Il dono della sintesi
Una scritta tipo “Ugo ama Pina“. Oppure, meglio ancora: un cuore trafitto da una freccia. Per un messaggio d’amore basterebbe veramente poco. E gli innamorati più audaci si sono spesso armati di una bomboletta spray non limitandosi ai più dozzinali pennarelli. Osavano spruzzare i muri limitandosi a poche parole o segni, beandosi di quel loro messaggio pronto ad essere letto ogni giorno da chi doveva leggerlo.
Poi arrivarono i graffiters. Ma qui siamo già oltre, talvolta all’opera d’arte. Non si parla di chi lascia un tag, la propria firma su più muri possibili; ma di chi dipinge di fatto un messaggio, d’amore od altro esso sia.
A Mestre sono spuntati i prolissi della bomboletta. Hanno talmente bisogno di dire la loro che i piccoli spazi non bastano più. Il dono della sintesi non è per loro. Possono esprimersi citando dolci poesie o ragionando a mente libera fino a quando il loro foglio di carta (che in realtà è di cemento) non esaurisce gli spazi.
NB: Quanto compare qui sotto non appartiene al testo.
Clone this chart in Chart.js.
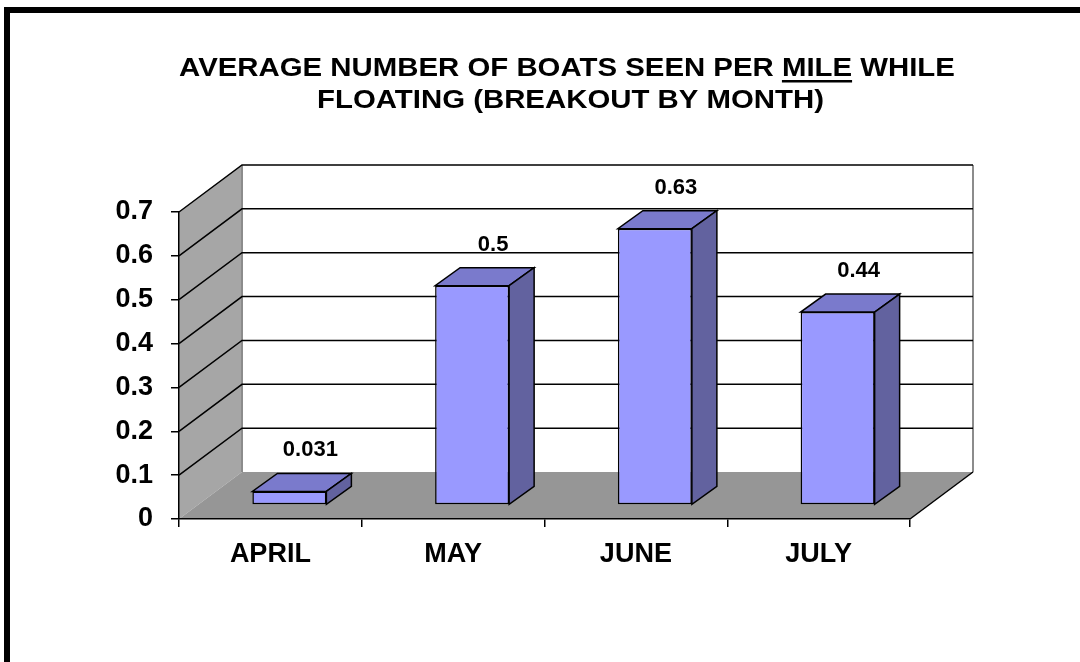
<!DOCTYPE html>
<html>
<head>
<meta charset="utf-8">
<script src="https://cdn.jsdelivr.net/npm/chart.js@4"></script>
<style>
  body { margin: 0; background: #fff; }
  canvas { display: block; }
</style>
</head>
<body>
<canvas id="myChart" width="1080" height="662"></canvas>
<script>
// data
const months = ['APRIL', 'MAY', 'JUNE', 'JULY'];
const boatsPerMile = [0.031, 0.5, 0.63, 0.44];
const valueLabels = ['0.031', '0.5', '0.63', '0.44'];
const yMax = 0.7;
const yStep = 0.1;
const titleLines = ['AVERAGE NUMBER OF BOATS SEEN PER MILE WHILE', 'FLOATING (BREAKOUT BY MONTH)'];
const underlinedWord = 'MILE';

// 3d look
const wallDX = 63, wallDY = -47;     // depth of the walls / floor
const barShiftX = 19, barShiftY = -14; // bars sit half way back on the floor
const barDX = 25, barDY = -18;       // depth of a bar

const FONT = "'Liberation Sans', Arial, Helvetica, sans-serif";
Chart.defaults.font.family = FONT;
Chart.defaults.color = '#000';

function poly(ctx, pts, fill, stroke, lw) {
  ctx.beginPath();
  ctx.moveTo(pts[0][0], pts[0][1]);
  for (let i = 1; i < pts.length; i++) ctx.lineTo(pts[i][0], pts[i][1]);
  ctx.closePath();
  if (fill) { ctx.fillStyle = fill; ctx.fill(); }
  if (stroke) { ctx.strokeStyle = stroke; ctx.lineWidth = lw || 1.5; ctx.stroke(); }
}

const box3d = {
  id: 'box3d',
  beforeDraw(chart) {
    const ctx = chart.ctx;
    const ca = chart.chartArea;
    const ys = chart.scales.y;
    ctx.save();
    ctx.fillStyle = '#fff';
    ctx.fillRect(0, 0, chart.width, chart.height);

    // frame, cut off at right and bottom
    ctx.fillStyle = '#000';
    ctx.fillRect(4, 7, chart.width - 4, 6);
    ctx.fillRect(4, 7, 6, chart.height - 7);

    // title (the original text is a bit stretched sideways)
    ctx.save();
    const cx = 567;
    ctx.translate(cx, 0);
    ctx.scale(1.175, 1);
    ctx.font = 'bold 25px ' + FONT;
    ctx.textAlign = 'center';
    ctx.textBaseline = 'alphabetic';
    ctx.fillText(titleLines[0], 0, 76);
    ctx.fillText(titleLines[1], 3, 108);
    const full = ctx.measureText(titleLines[0]).width;
    const idx = titleLines[0].indexOf(underlinedWord);
    const pre = ctx.measureText(titleLines[0].slice(0, idx)).width;
    const w = ctx.measureText(underlinedWord).width;
    ctx.fillRect(-full / 2 + pre, 80, w, 2.5);
    ctx.restore();

    const top = ys.getPixelForValue(yMax);
    const bot = ys.getPixelForValue(0);
    const L = ca.left, R = ca.right;

    // side wall
    poly(ctx, [[L, top], [L + wallDX, top + wallDY], [L + wallDX, bot + wallDY], [L, bot]], '#a6a6a6');
    // back wall
    ctx.fillStyle = '#fff';
    ctx.fillRect(L + wallDX, top + wallDY, R - L, bot - top);
    ctx.strokeStyle = '#8c8c8c';
    ctx.lineWidth = 2;
    ctx.beginPath();
    ctx.moveTo(L + wallDX, top + wallDY); ctx.lineTo(L + wallDX, bot + wallDY);
    ctx.moveTo(R + wallDX, top + wallDY); ctx.lineTo(R + wallDX, bot + wallDY);
    ctx.stroke();
    // floor
    poly(ctx, [[L, bot], [R, bot], [R + wallDX, bot + wallDY], [L + wallDX, bot + wallDY]], '#969696');
    ctx.strokeStyle = '#000';
    ctx.lineWidth = 1.5;
    ctx.beginPath();
    ctx.moveTo(R, bot); ctx.lineTo(R + wallDX, bot + wallDY);
    ctx.stroke();

    // gridlines on side and back walls
    ys.ticks.forEach(t => {
      if (t.value <= 0) return;
      const y = ys.getPixelForValue(t.value);
      ctx.beginPath();
      ctx.moveTo(L, y);
      ctx.lineTo(L + wallDX, y + wallDY);
      ctx.lineTo(R + wallDX, y + wallDY);
      ctx.stroke();
    });
    ctx.restore();
  },
  beforeDatasetsDraw(chart) {
    chart.ctx.save();
    chart.ctx.translate(barShiftX, barShiftY);
  },
  afterDatasetsDraw(chart) {
    const ctx = chart.ctx;
    const meta = chart.getDatasetMeta(0);
    meta.data.forEach((bar, i) => {
      const p = bar.getProps(['x', 'y', 'base', 'width'], true);
      const x0 = p.x - p.width / 2, x1 = p.x + p.width / 2;
      const t = p.y, b = p.base;
      poly(ctx, [[x0, t], [x1, t], [x1 + barDX, t + barDY], [x0 + barDX, t + barDY]], '#7a7acc', '#000', 1.5);
      poly(ctx, [[x1, t], [x1 + barDX, t + barDY], [x1 + barDX, b + barDY], [x1, b]], '#62629f', '#000', 1.5);
    });
    ctx.restore();

    // value labels above the bars
    ctx.save();
    ctx.font = 'bold 22px ' + FONT;
    ctx.fillStyle = '#000';
    ctx.textAlign = 'center';
    ctx.textBaseline = 'middle';
    meta.data.forEach((bar, i) => {
      const p = bar.getProps(['x', 'y'], true);
      ctx.fillText(valueLabels[i], p.x + 40, p.y - 55);
    });
    ctx.restore();
  }
};

const ctx = document.getElementById('myChart');

var grafico = new Chart(ctx, {
  type: 'bar',
  data: {
    labels: months,
    datasets: [{
      data: boatsPerMile,
      backgroundColor: '#9999ff',
      borderColor: '#000',
      borderWidth: 1.5,
      borderSkipped: false,
      barPercentage: 0.405,
      categoryPercentage: 1
    }]
  },
  options: {
    responsive: false,
    animation: false,
    devicePixelRatio: 1,
    layout: { padding: { left: 0, right: 170, top: 212, bottom: 0 } },
    plugins: {
      legend: { display: false },
      title: { display: false },
      tooltip: { enabled: false }
    },
    scales: {
      x: {
        afterFit: s => { s.height = 143; },
        grid: { drawOnChartArea: false, color: '#000', lineWidth: 1.5, tickLength: 8, offset: true },
        border: { color: '#000', width: 1.5 },
        ticks: { font: { size: 27, weight: 'bold' }, padding: 11, color: '#000' }
      },
      y: {
        min: 0,
        max: yMax,
        afterFit: s => { s.width = 179; },
        grid: { drawOnChartArea: false, color: '#000', lineWidth: 1.5, tickLength: 8 },
        border: { color: '#000', width: 1.5 },
        ticks: { stepSize: yStep, font: { size: 27, weight: 'bold' }, padding: 18, color: '#000' }
      }
    }
  },
  plugins: [box3d]
});
</script>
</body>
</html>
La loro ispirazione è comunque più vicina ai graffiters che agli ultrà: questi ultimi hanno messaggi più secchi e più distribuiti in giro, non seminano incitamenti o disapprovazioni in un punto solo. Gli autori da parete si prendono invece il loro tempo, noncuranti di chi passa (o, in alcuni casi, li guarda da un terrazzo). Hanno voglia di parlare, lo fanno dove non potrebbero.
Verrebbe da proporre uno o più spazi in uno dei bei parchi cittadini dove, chi vuole, possa scrivere un suo pensiero o lasciare un suo messaggio su grandi muri liberi da riempire. Ma sono gli stessi graffiters ad insegnarlo: senza sprezzo del pericolo, senza quell’adrenalina derivante dall’affrontare il proibito, disegnare (e quindi, scrivere) non avrebbe lo stesso senso e soprattutto lo stesso gusto.